From Making Magic to Changing Lives: Transforming Leadership and Revolutionizing Organizations

Almost three decades later I still have the bangs.
Almost three decades later I still have the bangs.

I’ve mentioned many times in the past that most of my friends have kids and have for several years already. Fortunately, I’ve spent many years working with kids and am hoping to have some of my own eventually, so I’m very accustomed to all that goes with kiddies. That includes the trait that parents immediately acquire, upon the birth of their children, which ensures they are always talking about their little ones. The conversations could be about the cutest thing the kids just did, something hysterical they said, or some story that involves bodily functions. For those of us who don’t have kids of our own yet this can sometimes be a bit overwhelming when we spend long lengths of time with others who are parents. I have managed to not be bothered by it, but I do know many others who slide into a kid story comma after a while.

All of this recently took a change when I heard the best self-instituted parental rule ever. Last week I was enlightened about the three-story rule a parent had self imposed. He explained that when he is talking to another parent he will continue to share antidotes often, but when he is talking to someone who doesn’t have children he allows himself three bullet points about his kids and then moves on. He said he’s noticed that after three stories, those without kids tend to get a glazed over look on their face. Therefore, he has listed three stories to be his general rule of thumb and after that he cuts himself off and talks about other topics.

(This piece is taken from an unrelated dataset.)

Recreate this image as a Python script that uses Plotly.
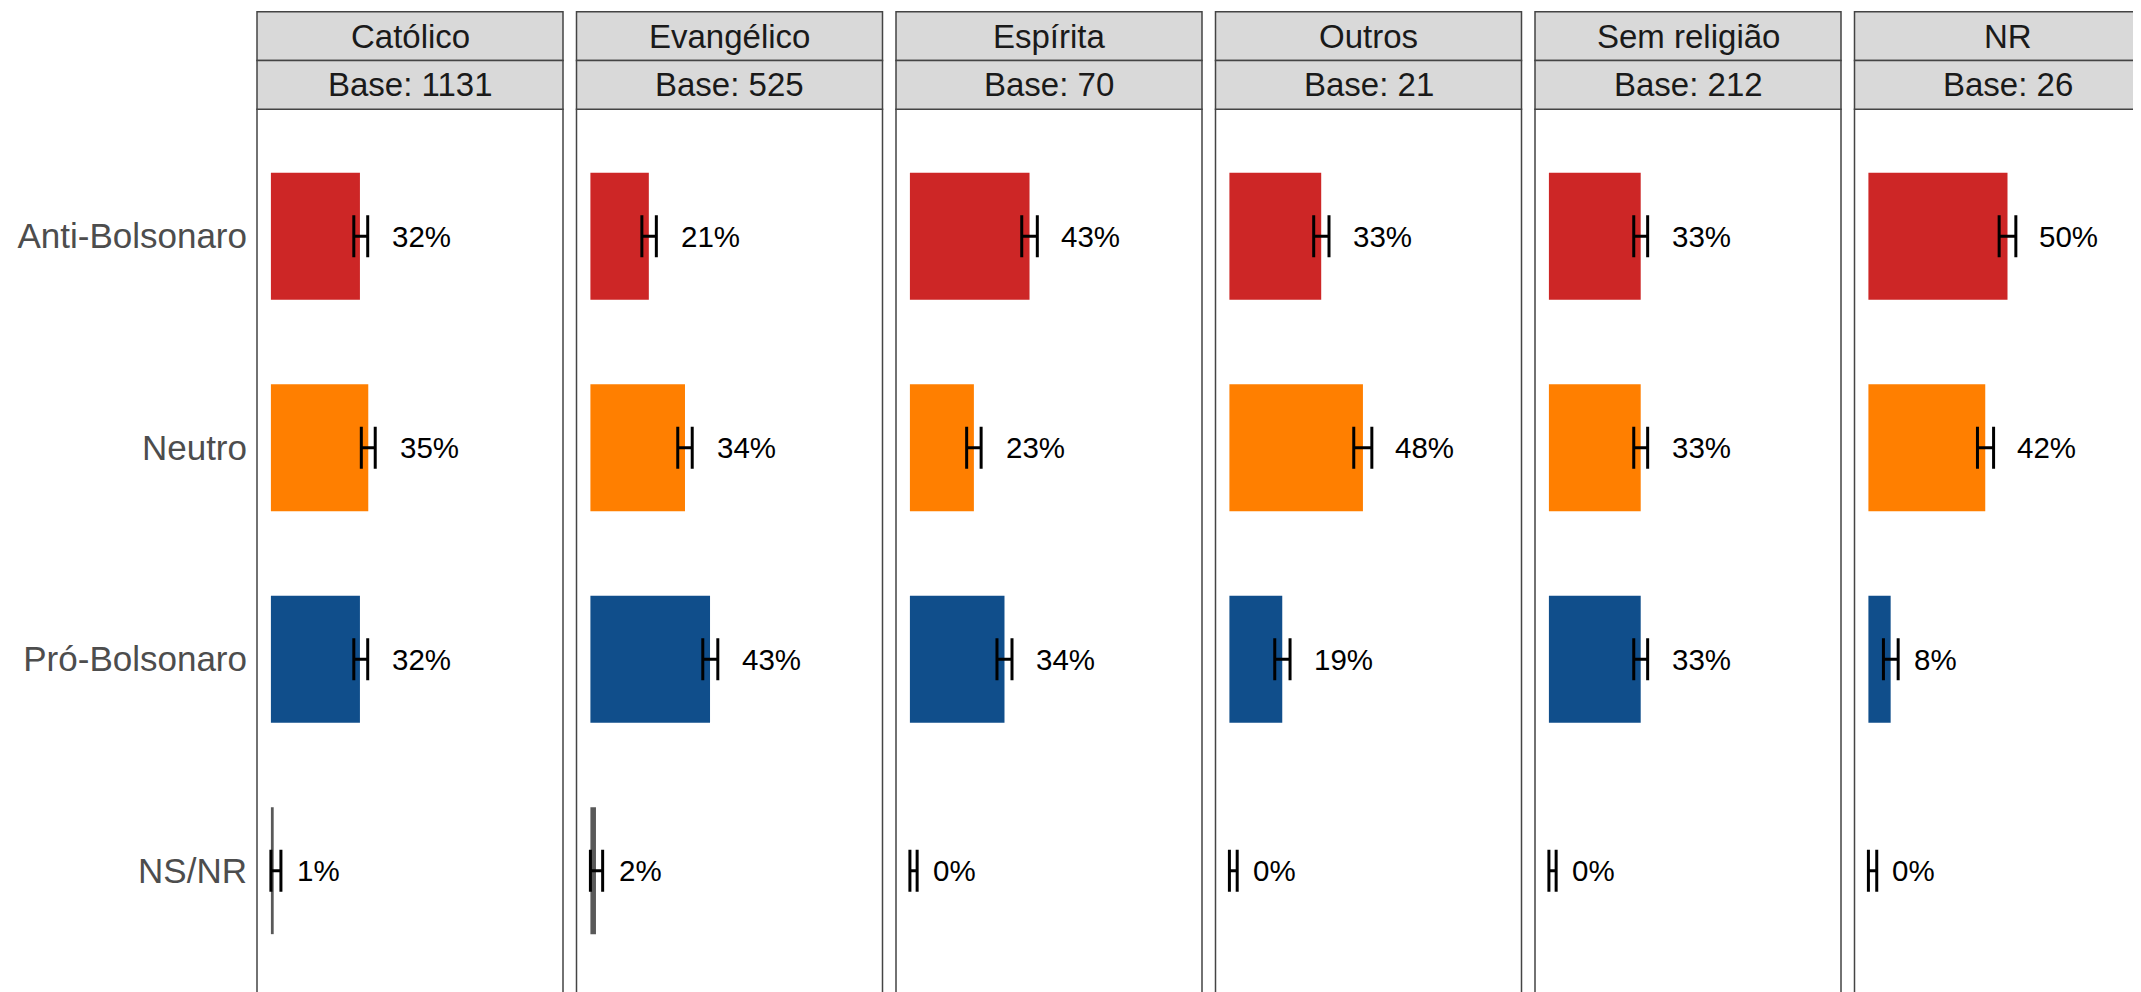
import plotly.graph_objects as go

# ---------------- data ----------------
religions = ["Católico", "Evangélico", "Espírita", "Outros", "Sem religião", "NR"]
bases = [1131, 525, 70, 21, 212, 26]
categories = ["Anti-Bolsonaro", "Neutro", "Pró-Bolsonaro", "NS/NR"]

catolico = [32, 35, 32, 1]
evangelico = [21, 34, 43, 2]
espirita = [43, 23, 34, 0]
outros = [33, 48, 19, 0]
sem_religiao = [33, 33, 33, 0]
nr = [50, 42, 8, 0]

catolico_low = [29.8, 32.5, 29.8, 0.0]
catolico_up = [34.8, 37.5, 34.8, 3.6]
evangelico_low = [18.5, 31.4, 40.4, 0.0]
evangelico_up = [23.7, 36.6, 45.8, 4.4]
espirita_low = [40.2, 20.4, 31.3, 0.0]
espirita_up = [45.8, 25.6, 36.7, 2.6]
outros_low = [30.3, 44.7, 16.3, 0.0]
outros_up = [35.8, 51.2, 21.8, 2.8]
sem_religiao_low = [30.5, 30.5, 30.5, 0.0]
sem_religiao_up = [35.5, 35.5, 35.5, 2.6]
nr_low = [47.0, 39.2, 5.4, 0.0]
nr_up = [53.0, 45.0, 10.7, 3.0]

values = [catolico, evangelico, espirita, outros, sem_religiao, nr]
lows = [catolico_low, evangelico_low, espirita_low, outros_low, sem_religiao_low, nr_low]
ups = [catolico_up, evangelico_up, espirita_up, outros_up, sem_religiao_up, nr_up]

cat_colors = {"Anti-Bolsonaro": "#CD2626", "Neutro": "#FF7F00",
              "Pró-Bolsonaro": "#104E8B", "NS/NR": "#595959"}

# ---------------- layout geometry (px, page coords minus 8px body margin) ----------------
OFF = 8.0
FIG_W, FIG_H = 2141 - 8, 992 - 8
PANEL_LEFT0 = 257.0 - OFF
PANEL_W = 306.0
PANEL_STEP = 319.5
STRIP_TOP = 11.7 - OFF
STRIP_MID = 60.5 - OFF
STRIP_BOT = 109.3 - OFF
ROW_PX = 211.5
FONT = "Liberation Sans, Arial, Helvetica, sans-serif"
LINE_COL = "#444444"
LABEL_SIZE = 29.5
STRIP_SIZE = 33

fig = go.Figure()
shapes = []
annotations = []

y_top_frac = 1 - STRIP_BOT / FIG_H
y_range = [-0.6 + (FIG_H - STRIP_BOT) / ROW_PX, -0.6]

for i, rel in enumerate(religions):
    left = PANEL_LEFT0 + i * PANEL_STEP
    right = left + PANEL_W
    vis_right = min(right, FIG_W)
    x_hi = -0.05 + 1.1 * (vis_right - left) / PANEL_W
    ax = "" if i == 0 else str(i + 1)
    xa, ya = "x" + ax, "y" + ax

    v = [p / 100 for p in values[i]]
    lo = [p / 100 for p in lows[i]]
    up = [p / 100 for p in ups[i]]

    fig.add_trace(go.Bar(
        x=v, y=categories, orientation="h", width=0.6,
        marker=dict(color=[cat_colors[c] for c in categories], line=dict(width=0)),
        error_x=dict(type="data", symmetric=False,
                     array=[u - a for u, a in zip(up, v)],
                     arrayminus=[a - l for a, l in zip(v, lo)],
                     color="black", thickness=3, width=21),
        xaxis=xa, yaxis=ya, showlegend=False, hoverinfo="skip",
    ))

    fig.layout["xaxis" + ax] = dict(
        domain=[left / FIG_W, vis_right / FIG_W], range=[-0.05, x_hi],
        showgrid=False, zeroline=False, showticklabels=False, ticks="",
        showline=False, anchor=ya, fixedrange=True)
    fig.layout["yaxis" + ax] = dict(
        domain=[0, y_top_frac], range=y_range, type="category",
        categoryorder="array", categoryarray=categories,
        showgrid=False, zeroline=False, showline=False,
        showticklabels=(i == 0), ticks="", ticklabelstandoff=9,
        tickfont=dict(family=FONT, size=35, color="#4D4D4D"),
        anchor=xa, fixedrange=True)

    # value labels
    for c, val in zip(categories, values[i]):
        txt = f"{val}%"
        ndig = len(str(val))
        w = LABEL_SIZE * (0.556 * ndig + 0.889)
        annotations.append(dict(
            x=val / 100, y=c, xref=xa, yref=ya, text=txt, showarrow=False,
            xanchor="left", yanchor="middle", xshift=0.53 * w - 1.5,
            font=dict(family=FONT, size=LABEL_SIZE, color="black")))

    # panel border
    shapes.append(dict(type="rect", xref="paper", yref="paper",
                       x0=left / FIG_W, x1=right / FIG_W,
                       y0=-0.05, y1=1 - STRIP_BOT / FIG_H,
                       line=dict(color=LINE_COL, width=1.5), fillcolor="rgba(0,0,0,0)"))
    # strips
    for (t, b) in [(STRIP_TOP, STRIP_MID), (STRIP_MID, STRIP_BOT)]:
        shapes.append(dict(type="rect", xref="paper", yref="paper",
                           x0=left / FIG_W, x1=right / FIG_W,
                           y0=1 - b / FIG_H, y1=1 - t / FIG_H,
                           line=dict(color=LINE_COL, width=1.5), fillcolor="#D9D9D9"))
    cx = (left + right) / 2 / FIG_W
    annotations.append(dict(x=cx, y=1 - (STRIP_TOP + STRIP_MID) / 2 / FIG_H,
                            xref="paper", yref="paper", text=rel, showarrow=False,
                            xanchor="center", yanchor="middle",
                            font=dict(family=FONT, size=STRIP_SIZE, color="#1A1A1A")))
    annotations.append(dict(x=cx, y=1 - (STRIP_MID + STRIP_BOT) / 2 / FIG_H,
                            xref="paper", yref="paper", text=f"Base: {bases[i]}",
                            showarrow=False, xanchor="center", yanchor="middle",
                            font=dict(family=FONT, size=STRIP_SIZE, color="#1A1A1A")))

fig.update_layout(
    width=FIG_W, height=FIG_H,
    margin=dict(l=0, r=0, t=0, b=0),
    paper_bgcolor="white", plot_bgcolor="white",
    shapes=shapes, annotations=annotations,
    barmode="overlay",
    font=dict(family=FONT),
)

fig.write_html("out.html", config={"displayModeBar": False})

This might be the best self-imposed rule I’ve ever heard of. I adore children, but after two hours of stories about the little munchkins it is hard not to tune someone out when you can’t relate to them in any way. Three stores is just enough to get a small glimpse of what is going on in a friend’s life with their kids, but not so much that they lose me in a land of tinker toys and finger paint. For those of you with children, do you find those of us hard to relate to when we don’t have antidotes about kids of our own to share? I often wonder if it is just as hard for you as it is for us sometimes.